Dinosaurs are freaking great. Is there anyone out there who couldn’t be charmed by these prehistoric behemoths, these gigantic beasts who were in their prime before time truly began? Plus, the raptors in Jurassic Park were scary bastards, weren’t they?
Happy Dinos is more Denver The Last Dinosaur than “terrible lizard”. Actually, Barney the Dinosaur isn’t too far off, either.
In a tropical paradise, you are charged with looking after the day-to-day care of some dinosaurs. It is down to you to feed, tame and then breed your stock of dinos. Why? No-one knows. There are three species of dinosaur (T-Rex, Brontosaurus and Triceratops), and there are tons of colour variations for each species. It appears that the aim of the game is to keep breeding various dinos, to create every colour possible (1000 possibilities from each species, making 3000 in total). All of this is done in usual freemium style, with a real-time wait required for dinosaurs to hatch and mature.
So you oversee your prehistoric pets in a small section of their island paradise. Here, you are free to improve the surroundings, adding items and structures which increase the happiness of your beastiies. With enough money and gems (gained through the completion of in-game tasks and, of course, the dreaded in-app purchases), you will eventually be able to expand your operation across more of the island, allowing you to take care of more dinosaurs.
Some of your collection will need to be tamed; this is achieved by engaging in one of four very dull and simplistic minigames: Rocket Ride (collect fruit along a path while avoiding mushrooms), Twin Finder (pick out a dinosaur that’s identical from another dinosaur), Flying Dinos (tap on dinosaurs and avoid crates) and Dinosaur Hurdle (collect fruit and tap to jump over hurdles). These short, 30 second-long minigames are also used to teach your dinosaurs some pointless tricks that don’t seem to serve a purpose. You’ll also be playing these repetitive minigames a lot, to earn XP to level up and unlock more purchasable items in the Market.

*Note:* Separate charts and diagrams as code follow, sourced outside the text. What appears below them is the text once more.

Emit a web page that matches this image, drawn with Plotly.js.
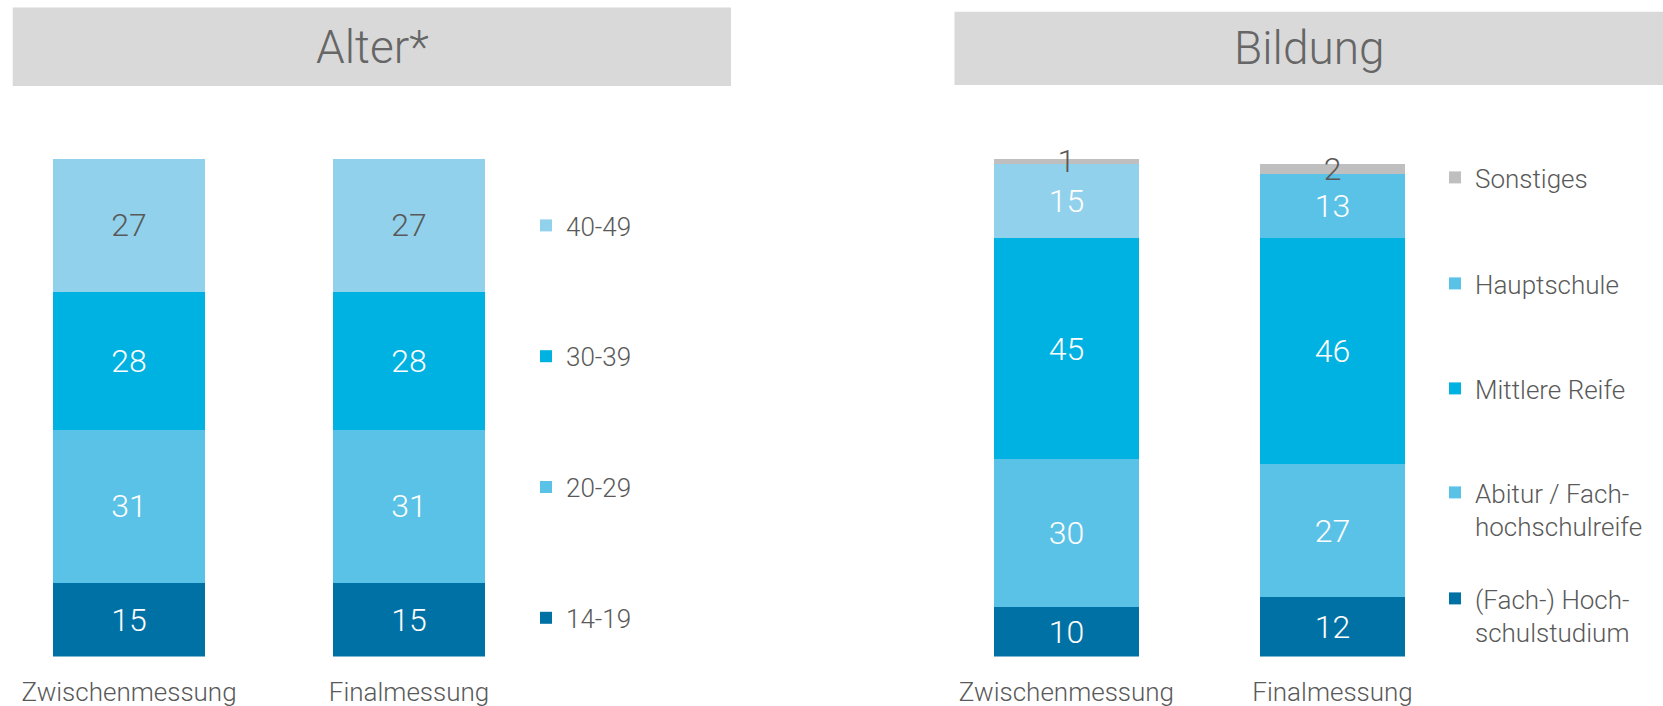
<!DOCTYPE html>
<html>
<head>
<meta charset="utf-8">
<script src="https://cdn.plot.ly/plotly-3.0.1.min.js"></script>
<style>
  html, body { margin: 0; padding: 0; background: #ffffff; }
  #chart { width: 1663px; height: 706px; }
</style>
</head>
<body>
<div id="chart"></div>
<script>
// ---- Data ----
const categories = ['Zwischenmessung', 'Finalmessung'];

// Alter* (age groups), values in %
const ageGroups = ['14-19', '20-29', '30-39', '40-49'];
const age1419 = [15, 15];
const age2029 = [31, 31];
const age3039 = [28, 28];
const age4049 = [27, 27];

// Bildung (education), values in %
const eduGroups = ['(Fach-) Hoch-<br>schulstudium', 'Abitur / Fach-<br>hochschulreife', 'Mittlere Reife', 'Hauptschule', 'Sonstiges'];
const eduHoch   = [10, 12];
const eduAbi    = [30, 27];
const eduMittel = [45, 46];
const eduHaupt  = [15, 13];
const eduSonst  = [1, 2];

// ---- Styling ----
const FONT = 'Roboto';
const TXT = '#595959';
const cDark = '#0071A4', cMid = '#5BC2E7', cStrong = '#00B2E2', cLight = '#92D1EC', cGray = '#BFBFBF';
const W = 1663, H = 706;
const px = v => v / W;
const py = v => 1 - v / H;

const labelFont = (color) => ({family: FONT, size: 32, weight: 300, color: color});

function bar(name, x, y, color, textColor, xa, ya, width, legend, group, rank) {
  return {
    type: 'bar', name: name, x: x, y: y,
    xaxis: xa, yaxis: ya, width: width,
    marker: {color: color, line: {width: 0}},
    text: y.map(String), textposition: 'inside', insidetextanchor: 'middle',
    textangle: 0, constraintext: 'none',
    textfont: labelFont(textColor),
    hoverinfo: 'skip', legend: legend, legendgroup: group, legendrank: rank
  };
}

const wL = 0.543, wR = 0.547;
const traces = [
  bar(ageGroups[0], categories, age1419, cDark, '#ffffff', 'x', 'y', wL, 'legend', 'a1', 4),
  bar(ageGroups[1], categories, age2029, cMid, '#ffffff', 'x', 'y', wL, 'legend', 'a2', 3),
  bar(ageGroups[2], categories, age3039, cStrong, '#ffffff', 'x', 'y', wL, 'legend', 'a3', 2),
  bar(ageGroups[3], categories, age4049, cLight, TXT, 'x', 'y', wL, 'legend', 'a4', 1),

  bar(eduGroups[0], categories, eduHoch, cDark, '#ffffff', 'x2', 'y2', wR, 'legend2', 'b1', 5),
  bar(eduGroups[1], categories, eduAbi, cMid, '#ffffff', 'x2', 'y2', wR, 'legend3', 'b2', 4),
  bar(eduGroups[2], categories, eduMittel, cStrong, '#ffffff', 'x2', 'y2', wR, 'legend4', 'b3', 3),
  // Hauptschule: lighter in the first bar; listed Final first so legend swatch takes the Final colour
  bar(eduGroups[3], categories.slice().reverse(), eduHaupt.slice().reverse(), [cMid, cLight], '#ffffff', 'x2', 'y2', wR, 'legend5', 'b4', 2),
  bar(eduGroups[4], categories, eduSonst, cGray, TXT, 'x2', 'y2', wR, 'legend6', 'b5', 1)
];

const xaxisBase = {
  type: 'category', categoryorder: 'array', categoryarray: categories,
  range: [-0.4, 1.4], fixedrange: true,
  showgrid: false, zeroline: false, showline: false, ticks: '',
  ticklabelstandoff: 17,
  tickfont: {family: FONT, size: 26, weight: 300, color: TXT}
};
const yaxisBase = {
  range: [0, 110], domain: [py(656.5), py(114.6)],
  visible: false, fixedrange: true, showgrid: false, zeroline: false
};

const legendBase = {
  bgcolor: 'rgba(0,0,0,0)', borderwidth: 0,
  font: {family: FONT, size: 26, weight: 300, color: TXT},
  xanchor: 'left', yanchor: 'top', valign: 'top',
  traceorder: 'grouped', itemclick: false, itemdoubleclick: false
};

const layout = {
  width: W, height: H,
  margin: {l: 0, r: 0, t: 0, b: 0},
  paper_bgcolor: '#ffffff', plot_bgcolor: '#ffffff',
  barmode: 'stack',
  showlegend: true,
  uniformtext: {mode: 'show', minsize: 32},
  xaxis: Object.assign({}, xaxisBase, {domain: [px(17), px(521)], anchor: 'y'}),
  yaxis: Object.assign({}, yaxisBase, {anchor: 'x'}),
  xaxis2: Object.assign({}, xaxisBase, {domain: [px(960), px(1439)], anchor: 'y2'}),
  yaxis2: Object.assign({}, yaxisBase, {anchor: 'x2'}),
  legend: Object.assign({}, legendBase, {x: px(526), y: py(202), tracegroupgap: 94}),
  legend2: Object.assign({}, legendBase, {x: px(1435), y: py(575)}),
  legend3: Object.assign({}, legendBase, {x: px(1435), y: py(469)}),
  legend4: Object.assign({}, legendBase, {x: px(1435), y: py(365)}),
  legend5: Object.assign({}, legendBase, {x: px(1435), y: py(260)}),
  legend6: Object.assign({}, legendBase, {x: px(1435), y: py(154)}),
  shapes: [
    {type: 'rect', xref: 'paper', yref: 'paper', x0: px(12.7), x1: px(731), y0: py(86), y1: py(7.4),
     fillcolor: '#D9D9D9', line: {width: 0}, layer: 'below'},
    {type: 'rect', xref: 'paper', yref: 'paper', x0: px(954.5), x1: px(1663), y0: py(85), y1: py(11.7),
     fillcolor: '#D9D9D9', line: {width: 0}, layer: 'below'}
  ],
  annotations: [
    {text: 'Alter*', xref: 'paper', yref: 'paper', x: px(372), y: py(47), xanchor: 'center', yanchor: 'middle',
     showarrow: false, font: {family: FONT, size: 46, weight: 300, color: '#666666'}},
    {text: 'Bildung', xref: 'paper', yref: 'paper', x: px(1309), y: py(48), xanchor: 'center', yanchor: 'middle',
     showarrow: false, font: {family: FONT, size: 46, weight: 300, color: '#666666'}}
  ]
};

Plotly.newPlot('chart', traces, layout, {displayModeBar: false, staticPlot: true});
</script>
</body>
</html>
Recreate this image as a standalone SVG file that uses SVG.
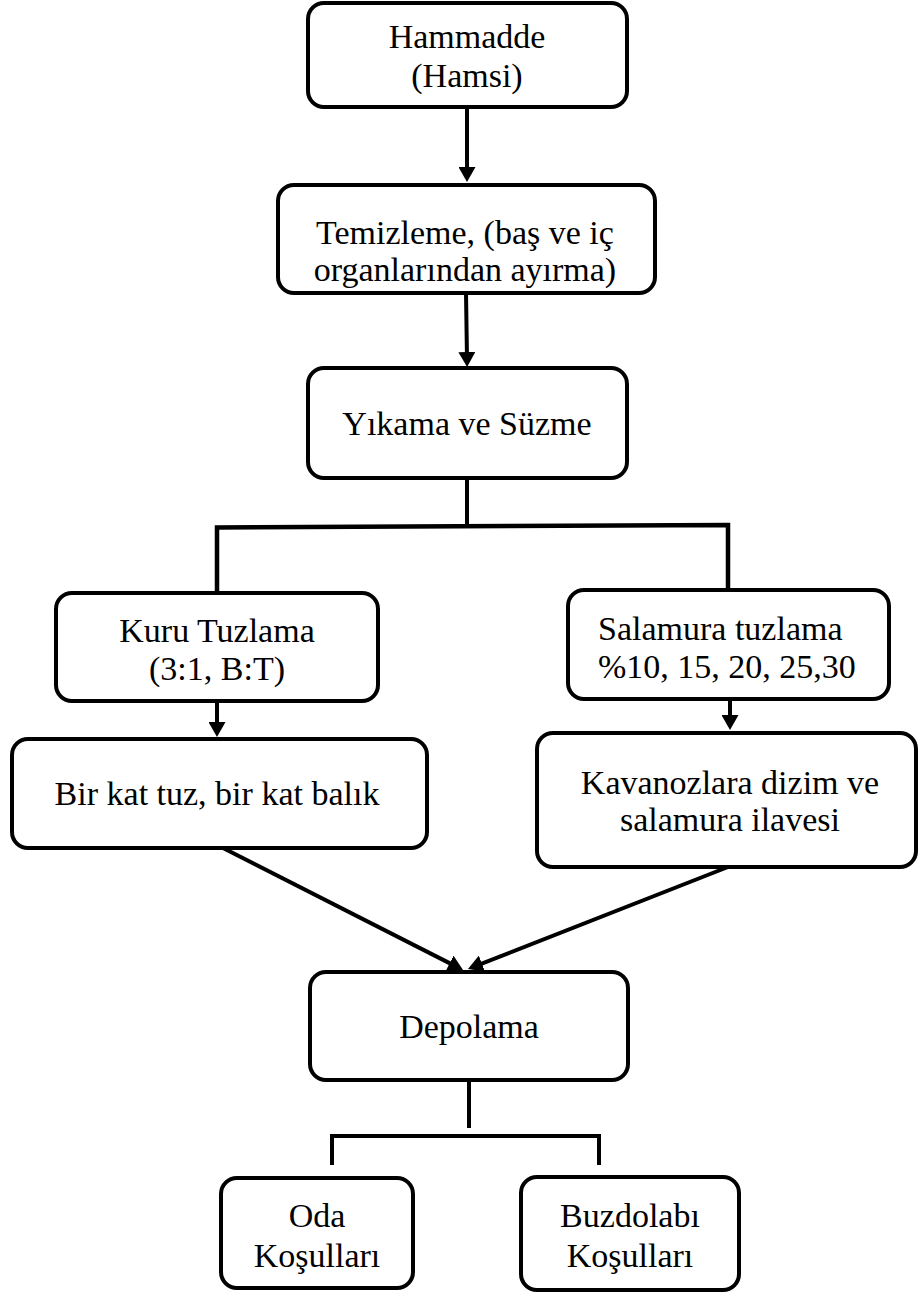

You’ll also be given various tasks to earn more money, gems and XP and they all boil down to breeding or collecting a certain number or type of dinosaur; this is in addition to some Achievements, which all involve the same dino-wrangling tasks.
That’s Happy Dino’s in a nutshell, really: the endless pursuit of using different coloured mates to hopefully get whatever coloured baby you’re looking for – and it’s mind-numbingly dull for it. It’s just the endless repetition of feeding, taming and mating, and after you’ve done it once, will you really want to do it another 2999 times, minimum?
Rather annoyingly, you can only play Happy Dinos when you have a valid data connection – I honestly can’t think why. Then there are in-app purchases to make the process of training, breeding and raising dinosaurs a bit quicker, and Happy Dinos is really eager to get you to go down that route, with massive buttons on-screen telling you of sales on IAPs. Considering this game is obviously geared towards kids, this is something I find utterly irresponsible. Parents, make sure IAPs are blocked on your iDevice if you’re putting your kids in front of this.
To make matters worse, the whole game is backed by one really irritating piece of tropical-themed music, looped over and over again. I want to imagine that’s how the dinosaurs really died out: a group of them starting playing irritating calypso music, and nature decided to punish the whole species for it. Then there are all the annoying bouncy sound effects that you’ve heard a million times over. Mobile developers, take note: your games don’t need to play an irritating “bounce” sound effect every time I jump. Stop it. Thankfully, at least the visuals are bright, colourful and full of character. If only the dinosaurs actually did more.
VERDICT: This is just another freemium game among many other freemium games out there. Happy Dinos is just about endless repetition with no sense of reward or purpose other than to make you part with your money through IAPs. The fact that you can practically see everything the game has to offer in its tutorial should speak volumes about how dull this is.
POOR. Games tagged 4/10 will be playable, perhaps even enjoyable, but will be let down by a slew of negative elements that undermine their quality and value. Best avoided by any but hardcore genre fans.